• The task
Leaving out the pictures, retype the lines from the beginning of the listing through the line containing "var rightTicks = [10, 13, 16, 19, 22, 25, 28];".

• Data segment
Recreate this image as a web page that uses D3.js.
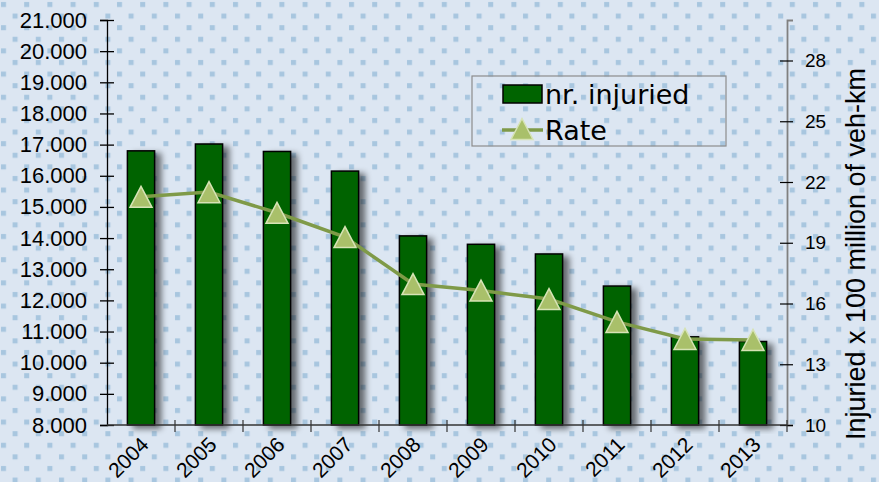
<!DOCTYPE html>
<html>
<head>
<meta charset="utf-8">
<script src="https://cdn.jsdelivr.net/npm/d3@7"></script>
<title>Injured</title>
<style>
body { margin: 0; }
</style>
</head>
<body>
<script>

var years = ["2004", "2005", "2006", "2007", "2008", "2009", "2010", "2011", "2012", "2013"];
var injured = [16800, 17020, 16780, 16150, 14070, 13800, 13490, 12460, 10830, 10680];
var rate = [21.27, 21.5, 20.48, 19.28, 16.96, 16.64, 16.22, 15.09, 14.25, 14.2];
var leftTicks = d3.range(8000, 21001, 1000);
var rightTicks = [10, 13, 16, 19, 22, 25, 28];

var width = 879,
    height = 482;

var svg = d3.select( "body" )
  .append( "svg" )
  .attr( "width", width )
  .attr( "height", height );

var defs = svg.append( "defs" );

// dotted slide background
var pat = defs.append( "pattern" )
  .attr( "id", "dots" )
  .attr( "patternUnits", "userSpaceOnUse" )
  .attr( "width", 23.2 )
  .attr( "height", 23.2 );
pat.append( "rect" ).attr( "width", 23.2 ).attr( "height", 23.2 ).attr( "fill", "#dce6f2" );
pat.append( "rect" ).attr( "x", 1 ).attr( "y", 2 ).attr( "width", 5 ).attr( "height", 5 ).attr( "fill", "#a8c6df" );
pat.append( "rect" ).attr( "x", 12.6 ).attr( "y", 13.6 ).attr( "width", 5 ).attr( "height", 5 ).attr( "fill", "#a8c6df" );

var f = defs.append( "filter" )
  .attr( "id", "shadow" )
  .attr( "x", "-30%" ).attr( "y", "-10%" )
  .attr( "width", "180%" ).attr( "height", "120%" );
f.append( "feGaussianBlur" ).attr( "in", "SourceAlpha" ).attr( "stdDeviation", 3 );
f.append( "feOffset" ).attr( "dx", 6 ).attr( "dy", 3 );
f.append( "feComponentTransfer" ).append( "feFuncA" ).attr( "type", "linear" ).attr( "slope", 0.55 );
var fm = f.append( "feMerge" );
fm.append( "feMergeNode" );
fm.append( "feMergeNode" ).attr( "in", "SourceGraphic" );

svg.append( "rect" )
  .attr( "width", width )
  .attr( "height", height )
  .attr( "fill", "url(#dots)" );

var mLeft = 107, mRight = 787, mTop = 20, mBottom = 425;

var x = d3.scaleBand()
  .domain( years )
  .range( [mLeft, mRight] );

var y = d3.scaleLinear()
  .domain( [8000, 21000] )
  .range( [mBottom, mTop] );

var yR = d3.scaleLinear()
  .domain( [10, 30] )
  .range( [mBottom, mTop] );

var fmt = d3.formatLocale({ decimal: ",", thousands: ".", grouping: [3], currency: ["", ""] }).format( ",.0f" );

var barW = x.bandwidth() * 0.4;

// bars
svg.append( "g" )
  .selectAll( "rect" )
  .data( injured )
  .enter()
  .append( "rect" )
  .attr( "x", function(d, i) { return x(years[i]) + x.bandwidth() / 2 - barW / 2; } )
  .attr( "y", function(d) { return y(d); } )
  .attr( "width", barW )
  .attr( "height", function(d) { return mBottom - y(d); } )
  .attr( "fill", "#006400" )
  .attr( "stroke", "#000" )
  .attr( "stroke-width", 1.5 )
  .attr( "filter", "url(#shadow)" );

// left axis
svg.append( "g" )
  .attr( "transform", "translate(" + mLeft + ",0)" )
  .call( d3.axisLeft(y).tickValues(leftTicks).tickFormat(fmt).tickSize(7).tickPadding(13) )
  .call( function(g) {
    g.select( ".domain" ).attr( "stroke", "#000" ).attr( "stroke-width", 1.3 );
    g.selectAll( ".tick line" ).attr( "x1", -7 ).attr( "x2", 7 ).attr( "stroke", "#000" ).attr( "stroke-width", 1.3 );
    g.selectAll( "text" ).attr( "font-family", "Liberation Sans, Arial" ).attr( "font-size", 22 ).attr( "fill", "#000" );
  });

// right axis
svg.append( "g" )
  .attr( "transform", "translate(" + mRight + ",0)" )
  .call( d3.axisRight(yR).tickValues(rightTicks).tickSize(6).tickPadding(12) )
  .call( function(g) {
    g.select( ".domain" ).attr( "stroke", "#808080" ).attr( "stroke-width", 1.8 );
    g.selectAll( ".tick line" ).attr( "x1", -7 ).attr( "x2", 6 ).attr( "stroke", "#000" ).attr( "stroke-width", 1.2 );
    g.selectAll( "text" ).attr( "font-family", "Liberation Sans, Arial" ).attr( "font-size", 19 ).attr( "fill", "#000" );
  });

// bottom axis
var xa = svg.append( "g" )
  .attr( "transform", "translate(0," + mBottom + ")" );
xa.append( "line" )
  .attr( "x1", mLeft ).attr( "x2", mRight )
  .attr( "stroke", "#333" ).attr( "stroke-width", 1.3 );
xa.selectAll( "line.t" )
  .data( years.slice(1).concat(["end"]) )
  .enter()
  .append( "line" )
  .attr( "class", "t" )
  .attr( "x1", function(d) { return d == "end" ? mRight : x(d); } )
  .attr( "x2", function(d) { return d == "end" ? mRight : x(d); } )
  .attr( "y1", -5 ).attr( "y2", 7 )
  .attr( "stroke", "#333" ).attr( "stroke-width", 1.2 );
xa.selectAll( "text" )
  .data( years )
  .enter()
  .append( "text" )
  .attr( "transform", function(d) { return "translate(" + (x(d) + x.bandwidth() / 2 + 9) + ",21) rotate(-45)"; } )
  .attr( "text-anchor", "end" )
  .attr( "font-family", "Liberation Sans, Arial" )
  .attr( "font-size", 21 )
  .text( function(d) { return d; } );

// rate line
var line = d3.line()
  .x( function(d, i) { return x(years[i]) + x.bandwidth() / 2; } )
  .y( function(d) { return yR(d); } );

svg.append( "path" )
  .datum( rate )
  .attr( "d", line )
  .attr( "fill", "none" )
  .attr( "stroke", "#7f9a48" )
  .attr( "stroke-width", 3.5 );

var tri = "M0,-10.5L11,10.5L-11,10.5Z";

svg.append( "g" )
  .selectAll( "path" )
  .data( rate )
  .enter()
  .append( "path" )
  .attr( "d", tri )
  .attr( "transform", function(d, i) { return "translate(" + (x(years[i]) + x.bandwidth() / 2) + "," + yR(d) + ")"; } )
  .attr( "fill", "#a9c06a" )
  .attr( "stroke", "#d6e3b5" )
  .attr( "stroke-width", 1.5 );

// right title
svg.append( "text" )
  .attr( "transform", "translate(865,254) rotate(-90)" )
  .attr( "text-anchor", "middle" )
  .attr( "font-family", "Liberation Sans, Arial" )
  .attr( "font-size", 27 )
  .text( "Injuried x 100 million of veh-km" );

// legend
var lg = svg.append( "g" );
lg.append( "rect" )
  .attr( "x", 472 ).attr( "y", 76 )
  .attr( "width", 254 ).attr( "height", 70 )
  .attr( "fill", "none" )
  .attr( "stroke", "#8c8c8c" ).attr( "stroke-width", 1.2 );
lg.append( "rect" )
  .attr( "x", 503 ).attr( "y", 85 )
  .attr( "width", 39 ).attr( "height", 18 )
  .attr( "fill", "#006400" ).attr( "stroke", "#000" ).attr( "stroke-width", 1.5 );
lg.append( "line" )
  .attr( "x1", 502 ).attr( "x2", 543 ).attr( "y1", 130 ).attr( "y2", 130 )
  .attr( "stroke", "#7f9a48" ).attr( "stroke-width", 3.5 );
lg.append( "path" )
  .attr( "d", tri )
  .attr( "transform", "translate(522,129)" )
  .attr( "fill", "#a9c06a" ).attr( "stroke", "#d6e3b5" ).attr( "stroke-width", 1.5 );
lg.selectAll( "text" )
  .data( ["nr. injuried", "Rate"] )
  .enter()
  .append( "text" )
  .attr( "x", 545 )
  .attr( "y", function(d, i) { return 104 + i * 36; } )
  .attr( "font-family", "DejaVu Sans" )
  .attr( "font-size", 27 )
  .text( function(d) { return d; } );

</script>
</body>
</html>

• Answer for the task
Recreate this image as a web page that uses D3.js.
<!DOCTYPE html>
<html>
<head>
<meta charset="utf-8">
<script src="https://cdn.jsdelivr.net/npm/d3@7"></script>
<title>Injured</title>
<style>
body { margin: 0; }
</style>
</head>
<body>
<script>

var years = ["2004", "2005", "2006", "2007", "2008", "2009", "2010", "2011", "2012", "2013"];
var injured = [16800, 17020, 16780, 16150, 14070, 13800, 13490, 12460, 10830, 10680];
var rate = [21.27, 21.5, 20.48, 19.28, 16.96, 16.64, 16.22, 15.09, 14.25, 14.2];
var leftTicks = d3.range(8000, 21001, 1000);
var rightTicks = [10, 13, 16, 19, 22, 25, 28];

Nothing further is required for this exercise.